Only other main thing is getting the alternator to charge the battery. This has been a foggy spot in all of my info all along.
 
Should be pretty easy, you're using the toy alt right? Just wire your battery / PDC B+ terminal feed up the same way the toyota had it wired. On the jeep it's dirt simple:
thick-ass cable from battery to starter
thick-ass cable from battery to engine block
thick cable from battery to fender ground
thick cable from alternator casing (ground) to battery
thick cable from battery to B+ input on PDC, has a fusible link in it (10ga iirc)
thick cable from alternator B+ output to either the PDC B+ input or the battery lug, I forget which.

I'd be shocked if the toyota wiring was very different at all from this. Only so many ways you can charge a battery. The field coil wiring / regulator wiring may be very different but that's between the alt and the ECU, and should likely be 100% toyota equivalent.
 
Well the Aristo alt is a 3-wire...and has the pins S, L, and IG...I just can't seem to confirm what's what. From my reading, "S" would be a "sense" wire, which I connected to the PDC fusible link so the voltage reg sees the voltage at the PDC and changes output accordingly. The "L" pin is for the "light" if I'm not mistaken, and it is wired to both the light in the dash and the ECU and indicates a no charge condition. The "IG" pin I'm assuming is "IGNITION" power and is the wire that sens 12v to the alt when the ASD relay is turned on by key on ignition power. Ground is through the block, I believe. That's how I have it, I just don't know what pins are what on the JDM alternator. I will likely just swap wires around and keep track of the combinations. What are there, 12 possibilities, max?
 
Swapping wires around leaves a good possibility of smoking something... but you might get lucky.

Your reading makes sense, not sure on the L one but the S and IG make sense. Is there a bigger B+ lug somewhere on it that goes to the actual charging system? Sounds like S is for feedback from the charging system to the ECU so it can modulate the field coil voltage properly, IG is likely one end of the field coil itself. Got an FSM for the donor vehicle handy? That's what I'd probably look in first.
 
Pretty sure there is no large gauge cable ground for the alternator...? Unless it's in the field terminal setup or something (that 4 wire box).

When I upgraded all my cables, there was only a positive feed from the alternator to the battery.
 
Pretty sure there is no large gauge cable ground for the alternator...? Unless it's in the field terminal setup or something (that 4 wire box).

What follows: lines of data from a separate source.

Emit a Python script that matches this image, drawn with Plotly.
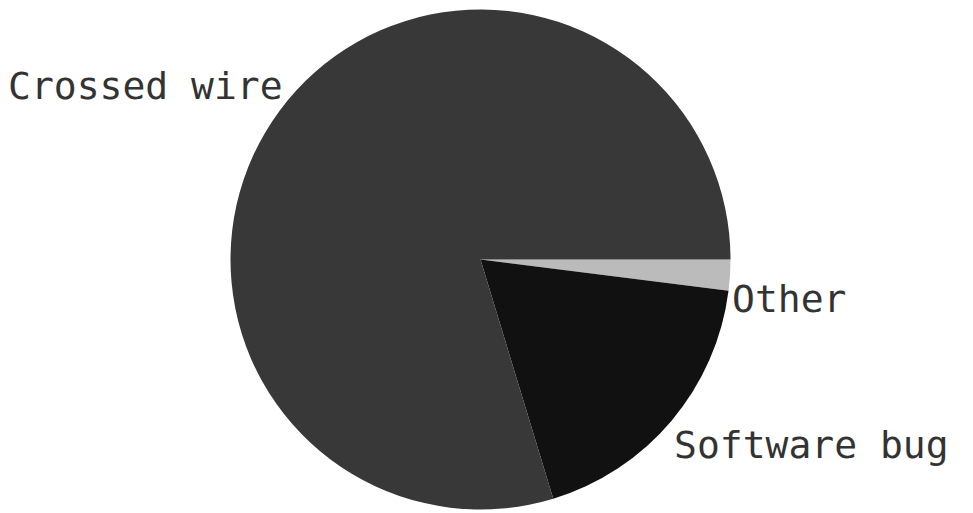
import math
import plotly.graph_objects as go

labels = ["Other", "Software bug", "Crossed wire"]
values = [2.0, 18.3, 79.7]
colors = ["#bbbbbb", "#111111", "#383838"]

W, H = 973, 513
cx, cy, r = 472.5, 251.5, 250.0  # figure pixel coords (page has 8px body margin)

fig = go.Figure(go.Pie(
    labels=labels,
    values=values,
    sort=False,
    direction="clockwise",
    rotation=90,
    marker=dict(colors=colors, line=dict(width=0)),
    textinfo="none",
    automargin=False,
    showlegend=False,
    hoverinfo="label+percent",
    domain=dict(x=[(cx - r) / W, (cx + r) / W], y=[(H - cy - r) / H, (H - cy + r) / H]),
))

# labels placed just outside the pie at each slice's mid-angle
total = sum(values)
start = 0.0
for lab, v in zip(labels, values):
    mid = start - 0.5 * v / total * 360.0
    start -= v / total * 360.0
    a = math.radians(mid)
    px = cx + r * math.cos(a)
    py = cy - r * math.sin(a)
    right_side = math.cos(a) > 0
    fig.add_annotation(
        x=px / W, y=1 - py / H, xref="paper", yref="paper",
        text=lab, showarrow=False,
        xanchor="left" if right_side else "right",
        yanchor="top" if math.sin(a) < 0 else "bottom",
        xshift=0 if right_side else 5,
        yshift=0 if right_side else 1,
        font=dict(family="DejaVu Sans Mono", size=38, color="#333333"),
    )

fig.update_layout(
    width=W, height=H,
    margin=dict(l=0, r=0, t=0, b=0),
    paper_bgcolor="white",
    plot_bgcolor="white",
)

fig.write_html("out.html")
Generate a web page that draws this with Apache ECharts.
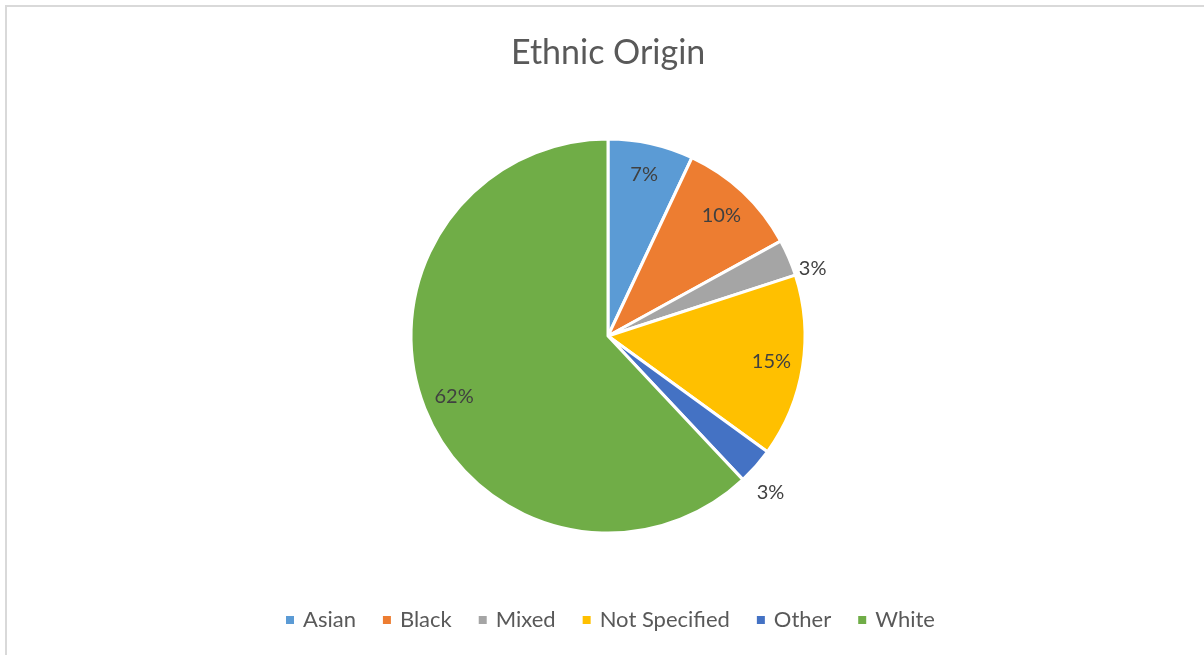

When I upgraded all my cables, there was only a positive feed from the alternator to the battery.
At least on my 91, 96, and 98 it's built into the field terminal setup. It's the big lug all the way out at the end of the strip of terminals.

On some years (I forget which, specifically) there may also be a large ground wire to one of the bolts holding the ignition coil to the block, and/or to the stud that holds the oil dipstick tube down.
 
At least on my 91, 96, and 98 it's built into the field terminal setup. It's the big lug all the way out at the end of the strip of terminals.

On some years (I forget which, specifically) there may also be a large ground wire to one of the bolts holding the ignition coil to the block, and/or to the stud that holds the oil dipstick tube down.

That would make sense, mine has that too.

Large ground wire to the ignition coil stud definitely that comes back to the battery.

Then there is the strap from firewall to the back of the head.

The ground on the engine block near the dipstick does not provide a ground, it's for some other items (can't remember).